Word Tracks too Much
MS Word can track and show every little change an editor makes to a manuscript: every preferred spelling, every moved comma, every tab replacement and font or alignment change. (And more!)
When such changes are instead made silently, not only is it easier to see the important changes that should be vetted, we also prevent the writer from rejecting non-negotiable changes that are necessary for house style. Tracking such changes gives the writer the mistaken impression that they can choose whether or not they’re made.
What Not to Track
Here are the kinds of changes an editor might make silently:
- two spaces to one
- multiple tab marks to a single tab set or paragraph styled
- spelling variants to preferred dictionary or style (such as deleting the S on towards)
- automated bullets/numbering to manual (or vice versa)
- font and style changes
- manually typeset table to a true table
- official names, after commenting on the first correction
- punctuation to inside quotes or parentheses (or outside of them, as the situation or style warrants)
- margins and line spacing
- hyphens to dashes in number ranges
- en dashes or hyphens to em dashes (or variation thereof)
- spaces to non-breaking spaces
- straight quote marks to curly ones
- apostrophes to prime symbols (and x to × or – to minus, etc.)
- single quotes to double ones (British to North American style)
- corrections to the editor’s own name in the acknowledgements
Pitfalls of Silently Tracking Changes
The reason not all changes are made silently is that what seems like a minor, obvious typo to the (occasionally mistaken) editor might actually be of critical importance: like changing all the skinks to skunks (lizard vs stinky mammal) or taking the second F out of the correct logic term, iff. Or even making a clause restrictive when the writer didn’t mean it to be.
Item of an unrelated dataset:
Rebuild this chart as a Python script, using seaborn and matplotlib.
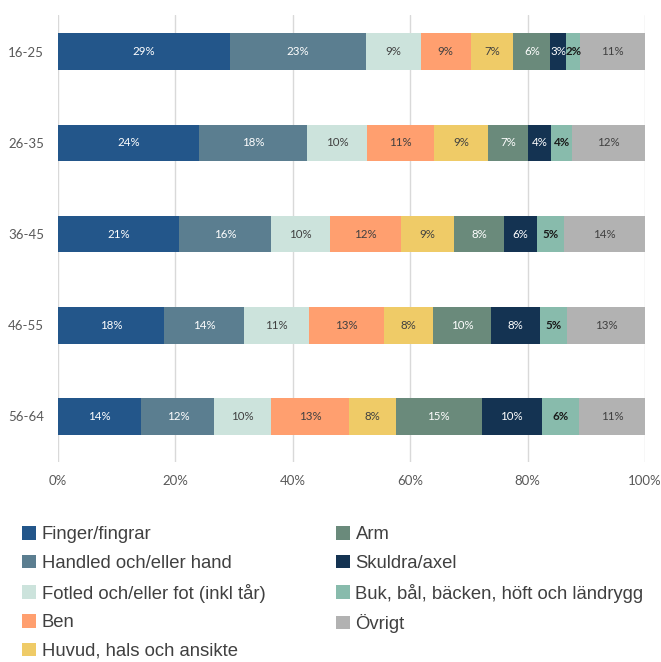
import numpy as np
import pandas as pd
import matplotlib
matplotlib.use("Agg")
import matplotlib.pyplot as plt
import seaborn as sns
from matplotlib.patches import Patch

# Data (andel skador per kroppsdel, per åldersgrupp, %)
age_groups = ["16-25", "26-35", "36-45", "46-55", "56-64"]
body_parts = [
    "Finger/fingrar",
    "Handled och/eller hand",
    "Fotled och/eller fot (inkl tår)",
    "Ben",
    "Huvud, hals och ansikte",
    "Arm",
    "Skuldra/axel",
    "Buk, bål, bäcken, höft och ländrygg",
    "Övrigt",
]
finger = [29.3, 24.1, 20.6, 18.0, 14.2]
handled = [23.1, 18.3, 15.6, 13.7, 12.4]
fotled = [9.3, 10.3, 10.0, 11.0, 9.7]
ben = [8.6, 11.3, 12.1, 12.7, 13.3]
huvud = [7.2, 9.3, 9.1, 8.4, 7.9]
arm = [6.3, 6.7, 8.4, 9.8, 14.6]
skuldra = [2.7, 4.0, 5.7, 8.3, 10.2]
buk = [2.4, 3.6, 4.6, 4.7, 6.4]
ovrigt = [11.0, 12.4, 13.7, 13.2, 11.2]

colors = ["#23568A", "#5B7E90", "#CCE3DC", "#FF9F6F", "#EFCB67",
          "#6A8A7B", "#143352", "#88BBAC", "#B2B2B2"]
label_colors = ["white", "white", "#404040", "#404040", "#404040",
                "white", "white", "#1a1a1a", "#404040"]

series = [finger, handled, fotled, ben, huvud, arm, skuldra, buk, ovrigt]
df = pd.DataFrame(dict(zip(body_parts, series)), index=age_groups)
share = df.div(df.sum(axis=1), axis=0) * 100
cum = share.cumsum(axis=1)

sns.set_style("white")
plt.rcParams["font.family"] = ["Lato", "DejaVu Sans"]

fig = plt.figure(figsize=(6.61, 6.62), dpi=100)
ax = fig.add_axes([0.0877, 0.302, 0.8881, 0.675])

# stacked bars: draw cumulative totals from the back
for i in range(len(body_parts) - 1, -1, -1):
    d = pd.DataFrame({"age": age_groups, "val": cum.iloc[:, i].values})
    sns.barplot(data=d, x="val", y="age", orient="h", color=colors[i],
                width=0.4, ax=ax, saturation=1, edgecolor="none", linewidth=0)

# segment labels
for i, part in enumerate(body_parts):
    left = cum.iloc[:, i] - share.iloc[:, i]
    for j, age in enumerate(age_groups):
        xc = left.iloc[j] + share.iloc[j, i] / 2
        ax.text(xc, j, f"{df.iloc[j, i]:.0f}%", ha="center", va="center",
                fontsize=8.3, color=label_colors[i],
                fontweight="bold" if i == 7 else "normal")

ax.set_xlim(0, 100)
ax.set_ylim(4.5, -0.4)
ax.set_xticks(np.arange(0, 101, 20))
ax.set_xticklabels([f"{v}%" for v in range(0, 101, 20)])
ax.set_xlabel("")
ax.set_ylabel("")
ax.grid(axis="x", color="#D9D9D9", linewidth=1)
ax.set_axisbelow(True)
for s in ax.spines.values():
    s.set_visible(False)
ax.tick_params(axis="both", length=0, labelsize=9.5, colors="#595959")
ax.tick_params(axis="x", pad=9)
ax.tick_params(axis="y", pad=10)

handles = [Patch(facecolor=c, edgecolor="none") for c in colors]
leg_kw = dict(frameon=False, handlelength=0.75, handleheight=0.75,
              handletextpad=0.28, labelspacing=0.62,
              prop={"family": "Liberation Sans", "size": 13.3},
              labelcolor="#404040", borderaxespad=0, borderpad=0)
leg1 = fig.legend(handles[:5], body_parts[:5], loc="upper left",
                  bbox_to_anchor=(0.034, 0.205), **leg_kw)
leg2 = fig.legend(handles[5:], body_parts[5:], loc="upper left",
                  bbox_to_anchor=(0.509, 0.205), **leg_kw)

fig.savefig("out.png", dpi=100)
The principle editing rule holds true: if you know for sure, look it up [anyway].
If you choose to not track spelling changes, leave a comment on the first change, noting that they’ve been made throughout, or list these changes in the transmittal letter. Perhaps such a note isn’t needed to changes like towards to toward, but tracking (or a comment) is definitely needed if you’re changing the IE in my name to Y! And before you change sylphon to siphon, check a technical dictionary.
For those clients who insist on seeing Every. Single. Change. it’s easy to just leave tracking on from the start. And when they can’t read through the red-lining, they’ll have to use Word’s View > No Markup option.
If you forgot to track every change, or would like to provide two versions (one with some silent changes), finish your edit with some silent changes and then run Compare Docs against the original draft to provide a second, fully marked-up file.
If you’re wisely using macros or a plug-in to make such routine or non-negotiable changes, briefly change your user name while running those. (You could even embed that user-name change — perhaps to “non-negotiable house style change” — into the code for the macro!) Then change the user name back to your preference for the main editing that really needs review. This gives any user the option of hiding those [user’s] changes, showing only those, or accepting them all at once! (Or rejecting them, mind you.)
If, however, the editor’s motivation for tracking every move is to prove their worth, it’s time to evaluate what best serves the client vs massaging the editor’s ego.